Господи, какой мальчишка, подумала Иза сквозь удушливый накат тошноты. Все мужчины – сумасброды. А женщины – дуры. Какая я дура.
– Нет.
– Почему?
– Потому что не люблю.
Сегодня она, видимо, была обречена на осмысление того, чего не понимала раньше или чему не придавала значения. Она любила в Андрее его склонность к детскому озорству и детскую же застенчивость, глубокое целомудрие и неприятие лжи. И свойство порывисто, страстно, забывая себя, переживать за других. В нем понемногу прорастал не очень уравновешенный взрослый чудак… а может, кто-то, чье содержание еще не определилось. Все эти его особенности обрели для нее ценность только теперь, но Андрея как вероятного спутника жизни она не любила.
…Или?
Нет, студенческое увлечение, потревоженное весной парторгом, вспыхнуло и погасло. Было предчувствие любви, а самой ее не случилось.
– Почему? – переспросил он с ноткой непритворного удивления, судорожно вздохнув, почти обычным шутливым тоном. – Меня можно любить, и даже нужно. Я умею вязать плоты и печь на костре кубинский пирог. Я сделал бы все, чтобы ты была счастлива. Не совсем же я пропащий человек и с сегодняшнего дня завязал с водкой. Кстати, впервые ее распробовал, как и ты. Гадость… – Он помедлил. – Ты мне нравишься. Я люблю тебя больше всех.
– Больше Ниночки?
– Больше, – сказал он с легким сомнением. – Подумай. Я хороший.
– Гусь ты лапчатый…
– А кого ты любишь?
Вопрос застал врасплох.
– Я люблю двоих. С детства, – призналась Иза с удивившей ее саму внезапностью.
– Эти двое живут в Якутии?
– Не знаю, где они живут.
Она не стала говорить ни о Басиле, ни о Гришке. Иза рассказала о реке Лене и матушке Майис. По мере высвобождения скопившейся тоски по ним дикая ночная карусель начала расслаблять свои душные объятия. Нечаянный монолог кончился на том месте у бабушки Лены, где Майис опустила в волны лепешки и ветку погубленного леса.
– «Отпускай хлеб твой по водам, потому что по прошествии многих дней опять найдешь его». Это из Экклезиаста. – Андрей похлопал себя по карманам ветровки и растерянно вскрикнул: – Идиот! Блокнот на даче оставил!
Гусеница электрички наконец доползла к месту прибытия. Иза сказала, что хочет погулять по городу, скоро придет, и попросила Андрея успокоить Ксюшу. Потирая в смущении щеку, он забубнил:
– Одна?.. Почему одна? Почему не со мной? Ты задумала какую-то глупость?
– Да не буду я делать глупостей, с чего ты взял? Иди.

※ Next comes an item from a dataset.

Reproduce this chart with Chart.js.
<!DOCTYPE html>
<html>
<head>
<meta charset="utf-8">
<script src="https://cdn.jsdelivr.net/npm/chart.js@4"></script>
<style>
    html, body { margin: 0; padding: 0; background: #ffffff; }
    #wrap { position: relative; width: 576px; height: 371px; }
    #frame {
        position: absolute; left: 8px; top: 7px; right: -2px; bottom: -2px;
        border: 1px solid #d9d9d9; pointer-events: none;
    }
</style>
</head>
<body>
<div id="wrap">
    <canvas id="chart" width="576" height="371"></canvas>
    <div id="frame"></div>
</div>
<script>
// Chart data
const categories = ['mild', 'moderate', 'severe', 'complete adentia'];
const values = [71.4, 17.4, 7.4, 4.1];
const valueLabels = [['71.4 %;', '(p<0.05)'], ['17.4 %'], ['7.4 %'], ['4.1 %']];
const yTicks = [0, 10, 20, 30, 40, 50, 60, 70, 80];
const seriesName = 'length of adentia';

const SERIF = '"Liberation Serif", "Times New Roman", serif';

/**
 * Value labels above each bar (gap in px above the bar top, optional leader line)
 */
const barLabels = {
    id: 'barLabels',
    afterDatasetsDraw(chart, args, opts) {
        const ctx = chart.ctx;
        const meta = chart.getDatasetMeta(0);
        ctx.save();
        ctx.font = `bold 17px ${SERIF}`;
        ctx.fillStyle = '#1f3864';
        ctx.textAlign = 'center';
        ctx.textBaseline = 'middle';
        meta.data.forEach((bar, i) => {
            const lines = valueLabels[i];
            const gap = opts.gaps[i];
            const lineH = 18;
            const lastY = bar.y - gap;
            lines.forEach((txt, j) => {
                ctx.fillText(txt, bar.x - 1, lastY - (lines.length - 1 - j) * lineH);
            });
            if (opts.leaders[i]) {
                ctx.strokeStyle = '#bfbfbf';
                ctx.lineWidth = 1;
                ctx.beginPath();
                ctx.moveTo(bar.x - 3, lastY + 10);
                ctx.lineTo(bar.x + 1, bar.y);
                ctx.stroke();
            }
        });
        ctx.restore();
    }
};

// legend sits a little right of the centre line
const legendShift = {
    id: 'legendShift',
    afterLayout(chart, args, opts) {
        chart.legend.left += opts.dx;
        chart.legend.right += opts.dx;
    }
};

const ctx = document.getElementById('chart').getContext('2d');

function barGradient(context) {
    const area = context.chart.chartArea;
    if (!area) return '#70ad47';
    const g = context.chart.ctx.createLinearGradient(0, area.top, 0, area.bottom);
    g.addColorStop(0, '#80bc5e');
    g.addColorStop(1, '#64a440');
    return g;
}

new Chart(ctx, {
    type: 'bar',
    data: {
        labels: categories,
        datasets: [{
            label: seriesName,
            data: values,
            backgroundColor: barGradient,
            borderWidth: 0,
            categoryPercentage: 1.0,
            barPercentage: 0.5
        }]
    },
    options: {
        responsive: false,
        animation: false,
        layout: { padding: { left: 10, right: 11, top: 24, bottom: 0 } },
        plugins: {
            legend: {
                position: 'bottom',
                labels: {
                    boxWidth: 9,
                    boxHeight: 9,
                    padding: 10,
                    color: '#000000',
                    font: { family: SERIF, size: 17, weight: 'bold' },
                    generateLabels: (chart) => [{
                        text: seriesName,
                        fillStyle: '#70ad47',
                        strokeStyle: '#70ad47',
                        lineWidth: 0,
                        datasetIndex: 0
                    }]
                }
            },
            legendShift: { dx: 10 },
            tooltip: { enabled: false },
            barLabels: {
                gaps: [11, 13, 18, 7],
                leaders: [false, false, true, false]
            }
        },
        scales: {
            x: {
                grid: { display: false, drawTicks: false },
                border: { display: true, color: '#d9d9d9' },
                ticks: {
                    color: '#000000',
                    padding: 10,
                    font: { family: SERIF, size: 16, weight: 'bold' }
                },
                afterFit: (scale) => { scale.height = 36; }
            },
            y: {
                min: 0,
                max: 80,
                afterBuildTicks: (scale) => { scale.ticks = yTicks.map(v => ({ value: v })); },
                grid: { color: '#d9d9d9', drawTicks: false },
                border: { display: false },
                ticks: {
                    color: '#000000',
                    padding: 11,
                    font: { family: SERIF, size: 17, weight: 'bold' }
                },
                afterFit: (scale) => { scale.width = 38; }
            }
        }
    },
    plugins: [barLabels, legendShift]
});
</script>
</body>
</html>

Иза оглянулась, заворачивая за угол. Андрей, с лицом бледным настолько, насколько позволял крепкий загар, стоял в толпе. Его толкали, он не замечал. Смотрел в никуда.

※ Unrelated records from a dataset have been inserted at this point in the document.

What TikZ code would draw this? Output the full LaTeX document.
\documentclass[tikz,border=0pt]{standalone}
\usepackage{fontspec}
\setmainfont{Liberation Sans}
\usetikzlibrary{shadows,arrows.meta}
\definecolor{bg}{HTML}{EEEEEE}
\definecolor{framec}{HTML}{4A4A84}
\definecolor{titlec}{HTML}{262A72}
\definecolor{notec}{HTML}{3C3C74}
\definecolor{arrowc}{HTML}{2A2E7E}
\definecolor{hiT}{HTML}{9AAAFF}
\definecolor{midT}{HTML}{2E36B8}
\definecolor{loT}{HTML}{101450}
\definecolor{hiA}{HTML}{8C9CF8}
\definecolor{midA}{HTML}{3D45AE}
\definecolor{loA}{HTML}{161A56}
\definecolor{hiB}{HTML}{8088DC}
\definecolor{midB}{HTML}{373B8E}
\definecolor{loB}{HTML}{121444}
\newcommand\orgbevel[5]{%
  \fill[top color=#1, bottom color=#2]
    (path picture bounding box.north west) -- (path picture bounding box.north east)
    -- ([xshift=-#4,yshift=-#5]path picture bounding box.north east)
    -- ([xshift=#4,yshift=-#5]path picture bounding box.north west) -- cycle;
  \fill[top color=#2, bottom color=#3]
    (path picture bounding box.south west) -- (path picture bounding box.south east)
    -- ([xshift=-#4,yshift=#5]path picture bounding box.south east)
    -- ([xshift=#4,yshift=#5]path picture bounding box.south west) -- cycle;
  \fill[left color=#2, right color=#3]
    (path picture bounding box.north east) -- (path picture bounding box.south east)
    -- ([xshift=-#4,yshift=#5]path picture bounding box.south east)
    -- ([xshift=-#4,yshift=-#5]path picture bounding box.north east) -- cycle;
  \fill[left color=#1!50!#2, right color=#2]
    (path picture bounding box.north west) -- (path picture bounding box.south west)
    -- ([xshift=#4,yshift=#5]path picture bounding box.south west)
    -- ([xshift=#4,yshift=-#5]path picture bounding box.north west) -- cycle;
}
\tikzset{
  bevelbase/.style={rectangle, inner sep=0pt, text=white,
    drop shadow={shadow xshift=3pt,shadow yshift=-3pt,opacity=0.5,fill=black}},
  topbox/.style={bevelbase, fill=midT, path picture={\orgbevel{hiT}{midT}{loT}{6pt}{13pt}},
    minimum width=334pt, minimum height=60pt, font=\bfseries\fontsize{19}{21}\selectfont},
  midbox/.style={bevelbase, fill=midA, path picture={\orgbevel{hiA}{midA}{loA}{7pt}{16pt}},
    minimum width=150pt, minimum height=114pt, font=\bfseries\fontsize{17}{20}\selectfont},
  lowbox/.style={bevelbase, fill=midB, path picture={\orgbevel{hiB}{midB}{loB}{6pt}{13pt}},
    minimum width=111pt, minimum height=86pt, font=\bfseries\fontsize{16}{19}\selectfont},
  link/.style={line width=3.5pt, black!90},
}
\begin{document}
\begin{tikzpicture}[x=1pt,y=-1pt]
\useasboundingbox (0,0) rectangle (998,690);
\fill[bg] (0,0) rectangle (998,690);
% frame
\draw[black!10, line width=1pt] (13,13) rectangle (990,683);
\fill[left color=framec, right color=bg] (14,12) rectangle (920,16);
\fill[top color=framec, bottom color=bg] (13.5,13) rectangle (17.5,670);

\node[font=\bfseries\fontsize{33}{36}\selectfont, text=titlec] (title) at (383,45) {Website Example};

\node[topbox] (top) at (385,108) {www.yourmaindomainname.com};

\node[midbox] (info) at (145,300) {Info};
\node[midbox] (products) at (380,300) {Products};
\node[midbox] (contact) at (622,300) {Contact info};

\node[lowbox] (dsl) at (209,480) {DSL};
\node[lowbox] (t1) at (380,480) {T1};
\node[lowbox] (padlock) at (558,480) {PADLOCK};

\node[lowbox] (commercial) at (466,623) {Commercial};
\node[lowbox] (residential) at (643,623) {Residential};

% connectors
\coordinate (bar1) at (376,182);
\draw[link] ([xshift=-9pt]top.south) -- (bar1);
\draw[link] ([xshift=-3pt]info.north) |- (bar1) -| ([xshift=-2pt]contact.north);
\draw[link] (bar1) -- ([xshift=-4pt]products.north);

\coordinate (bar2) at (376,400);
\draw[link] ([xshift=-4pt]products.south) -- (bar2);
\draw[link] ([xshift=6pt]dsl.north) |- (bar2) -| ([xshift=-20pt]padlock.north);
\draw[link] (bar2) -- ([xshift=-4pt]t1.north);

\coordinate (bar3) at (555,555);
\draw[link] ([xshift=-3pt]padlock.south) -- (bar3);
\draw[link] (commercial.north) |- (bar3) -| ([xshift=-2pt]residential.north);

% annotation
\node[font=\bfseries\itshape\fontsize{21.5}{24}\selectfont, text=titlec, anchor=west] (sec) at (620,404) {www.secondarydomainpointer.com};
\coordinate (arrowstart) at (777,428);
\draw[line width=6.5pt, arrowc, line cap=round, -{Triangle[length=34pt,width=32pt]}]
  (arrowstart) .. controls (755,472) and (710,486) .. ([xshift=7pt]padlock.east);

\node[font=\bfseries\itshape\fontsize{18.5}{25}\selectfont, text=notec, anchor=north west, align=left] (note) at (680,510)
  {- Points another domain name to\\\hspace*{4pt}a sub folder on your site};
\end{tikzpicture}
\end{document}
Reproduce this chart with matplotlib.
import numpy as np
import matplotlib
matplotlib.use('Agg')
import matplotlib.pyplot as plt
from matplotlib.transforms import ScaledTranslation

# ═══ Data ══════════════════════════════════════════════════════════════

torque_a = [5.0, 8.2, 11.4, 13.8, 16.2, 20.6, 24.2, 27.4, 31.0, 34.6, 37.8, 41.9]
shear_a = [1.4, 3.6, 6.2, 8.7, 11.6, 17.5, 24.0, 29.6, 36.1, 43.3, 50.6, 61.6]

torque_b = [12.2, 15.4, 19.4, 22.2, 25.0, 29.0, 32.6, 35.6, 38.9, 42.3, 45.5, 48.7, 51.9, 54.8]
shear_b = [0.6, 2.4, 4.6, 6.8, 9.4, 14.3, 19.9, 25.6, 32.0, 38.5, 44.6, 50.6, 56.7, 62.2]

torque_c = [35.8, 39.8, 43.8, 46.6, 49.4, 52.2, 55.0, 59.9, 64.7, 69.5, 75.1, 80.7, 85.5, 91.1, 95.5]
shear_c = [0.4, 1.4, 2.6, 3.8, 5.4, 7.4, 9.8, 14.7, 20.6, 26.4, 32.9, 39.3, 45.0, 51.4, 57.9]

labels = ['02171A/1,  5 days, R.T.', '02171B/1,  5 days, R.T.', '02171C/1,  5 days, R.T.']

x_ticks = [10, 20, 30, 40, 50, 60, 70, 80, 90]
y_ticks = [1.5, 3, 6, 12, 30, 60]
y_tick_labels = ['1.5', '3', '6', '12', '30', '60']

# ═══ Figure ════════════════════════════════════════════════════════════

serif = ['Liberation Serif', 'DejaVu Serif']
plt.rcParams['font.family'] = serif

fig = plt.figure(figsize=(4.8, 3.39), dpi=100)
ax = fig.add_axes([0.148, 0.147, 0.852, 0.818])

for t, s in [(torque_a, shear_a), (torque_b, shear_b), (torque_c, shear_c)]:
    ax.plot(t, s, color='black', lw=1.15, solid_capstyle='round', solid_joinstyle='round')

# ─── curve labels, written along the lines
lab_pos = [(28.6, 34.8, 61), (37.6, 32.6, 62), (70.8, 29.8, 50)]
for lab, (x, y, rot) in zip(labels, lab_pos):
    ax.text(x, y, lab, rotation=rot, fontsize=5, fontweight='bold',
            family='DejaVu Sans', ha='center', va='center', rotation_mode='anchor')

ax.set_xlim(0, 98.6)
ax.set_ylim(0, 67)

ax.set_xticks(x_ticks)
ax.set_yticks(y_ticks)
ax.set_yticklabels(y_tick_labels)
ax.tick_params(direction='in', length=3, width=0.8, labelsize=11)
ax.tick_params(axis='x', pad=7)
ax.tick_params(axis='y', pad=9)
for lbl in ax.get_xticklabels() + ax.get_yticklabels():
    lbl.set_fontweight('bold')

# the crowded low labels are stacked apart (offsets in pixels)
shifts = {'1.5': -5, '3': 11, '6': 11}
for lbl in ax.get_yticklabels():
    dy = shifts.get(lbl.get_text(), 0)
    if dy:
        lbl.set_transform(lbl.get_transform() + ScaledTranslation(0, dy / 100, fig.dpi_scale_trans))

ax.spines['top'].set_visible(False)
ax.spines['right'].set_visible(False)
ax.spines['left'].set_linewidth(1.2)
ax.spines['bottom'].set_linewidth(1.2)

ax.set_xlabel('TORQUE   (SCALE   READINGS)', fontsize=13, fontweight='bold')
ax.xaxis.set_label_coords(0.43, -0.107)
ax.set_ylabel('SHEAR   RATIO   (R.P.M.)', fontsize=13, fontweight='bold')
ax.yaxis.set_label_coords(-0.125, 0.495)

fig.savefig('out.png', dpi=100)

…Она брела по Никитскому бульвару, по Гоголевскому, сидела в полудреме на скамейках в незнакомых дворах. Заходила в маленькие полупустые кафе, брала бумажный стаканчик чая с горячим травянистым запахом. Взять что-то поесть и в голову не приходило. Ездила в трамваях линиями, зигзагами, снова блуждала – по площади Гагарина и Ленинскому проспекту, как по временам, разделенным архитектурой: с одной стороны здания, похожие на Ниночкин торт с неизвестными цукатами, с другой – ряды хрущевского новодела. Шагала от Сретенки в сторону Цветного бульвара, по Сухаревскому переулку… Большая жизнь грохотала рядом. Иза двигалась сбоку, словно в нерастворимой капсуле, не соприкасаясь. В глазах, как на дне туманной воздушной реки, просвечивал совсем другой город: тротуары, сколоченные из толстых карбасных досок, пыльные улицы, неширокие площади над вечной мерзлотой и песками кембрийского моря. Древнее море, застывшее в глубине земли, тут и там вспучивало поверхность северного грунта и вытесняло болотцами хилую почву долины Туймаады…[28]
Всплывали из памяти улицы, облаченные в траур, с полосатыми красно-черными флагами на стене каждого большого дома. Флаги трепетали на ветру несколько лет и выцвели напрочь вместе с усатым портретом.Искусственная борьба белого с черным – изобретенная для обмана людей клетка, о которой говорил Андрей, не так пугала Изу, как сочетание красного с черным. Или красное на белом… «Дачный» сон возвращался, стерег и мучил, всегда разный, но с одним и тем же подтекстом – ощущением горечи и сиротства.